Tuesday, December 30, 2008

Mii for your Wii

I have been having so much fun with my wii fit, I'm telling you-- run right out to the store this very moment and get one for your damn self! hours of entertainment.

One of the best parts of owning a wii is that you create an avatar, your mii. She and I sat down togejavascript:void(0)ther last night to generate her very own mii- and it was so funny, looks like her if she were Charlie Brown's little sister. She loved creating it too, we put mustaches and beards on her character and she giggled herself silly. I found a site online where you can generate a mii without a wii, yippie! (no more rhymes now I mean it. Anyone want a peanut?)
Make your own mii

Later, I plugged her into the wii fit board to take a shot at downhill skiing. It was hilarious. The board registers body weight and balance then takes those findings into consideration during game play. The board told her she was under weight (big surprise) which was noticeable as she hardly had enough girth to make her character ski. None the less it was hysterical watching her try her hardest to race down the hill.

Sunday, December 28, 2008

Hannah Montana?

Will somebody please tell me what the big fat hairy deal is with that pumpkin-headed gummy-smiled brat Miley Cyrus?

I announced to Salem that had I downloaded some Hannah Montana songs to play on my ipod. (insert proud abreast-of-pop-culture parent moment here...) She squealed with delight as her eyes rolled back in her head and just before she foamed at the mouth she ran to my computer to play the songs.

The jubulation was terminated shortly after when she discoverd that I had failed to download a certain Hannah Montana song - "The Best of Both Worlds". Are you kidding me? Since when does my 4 year old have a persnicketly little playlist?

Not long after I caved in and download that song to turn her frown upside down. Yes, I thought I was spoiling her too, but hell.

She knew all the words; she danced and sang while twirling around the living room. She even brought out her signature "kick move" where she puts her hands on the floor while kicking backward in the air with one leg. This move looks much like a donkey rearing or a dog covering up its business.

I know she's happy when she busts that one out.

Saturday, December 27, 2008

Dreamhouse



I hope everyone had a merry Christmas!

Salem got a Barbie Dream House from Santa this year. It took over an hour to assemble, but once it was all complete, admittedly I wanted to play with it.
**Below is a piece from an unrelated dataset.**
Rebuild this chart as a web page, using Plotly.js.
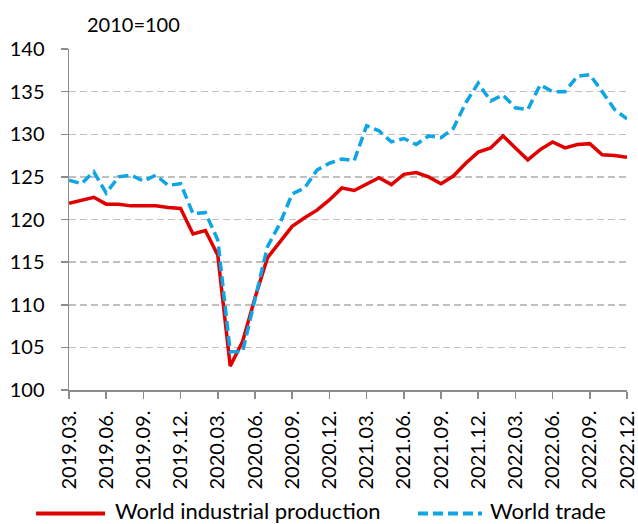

There's something to be said about the giant pink plastic Barbie palace; once it was built there's an overwhelming magnetism. I kept walking by it and staring. It's enormous, pink, and decorated in that shabby-chic style that draws out the little girl in me.

Once she got her hands on it, she was completely entertained for hours. I had to drag her to bed. After she was in bed I casually walked past it again (addict) and noticed that she had the Barbie laundry basket full of clothes and placed next to the washing machine, plates and silverware were stacked neatly in the sink and the bed was made up. One of her Barbies was placed in the bathtub with a Barbie-sized toothbrush tucked neatly in her hand. It was adorable. If only she was this excited about keeping her own bedroom so tidy!

So yeah, the Dreamhouse was a big success. She loves it.

Wednesday, December 24, 2008

Chatting Teeth

Not a single activity we perform ever goes without Salem's incessant chatting. She babbles on to me, to herself, and to anyone around us who will listen. Most of the time she has something strange, funny or interesting to say--hence this blog. However, rarely she'll have chatted so much that she has run out of things to say. This is where she'll speak in her made-up language enabling her to continue running her mouth.

As we lumbered through the aisles of the grocery store the other day I could tell that she was dangerously close to the bottom of the story-barrel. But something in the store must have triggered her mind and she began a new rant about her great grandmother.

her: "Hey mom? Pop Pop (her grandpa) get's scared when Mommo takes her teeth out."
me: "Oh yeah? Well that is kinda weird to see someone with no teeth."

She rambled on for a while noting a few points about dentures and how they make her feel as well as touching on her opinions in regard to dental hygiene.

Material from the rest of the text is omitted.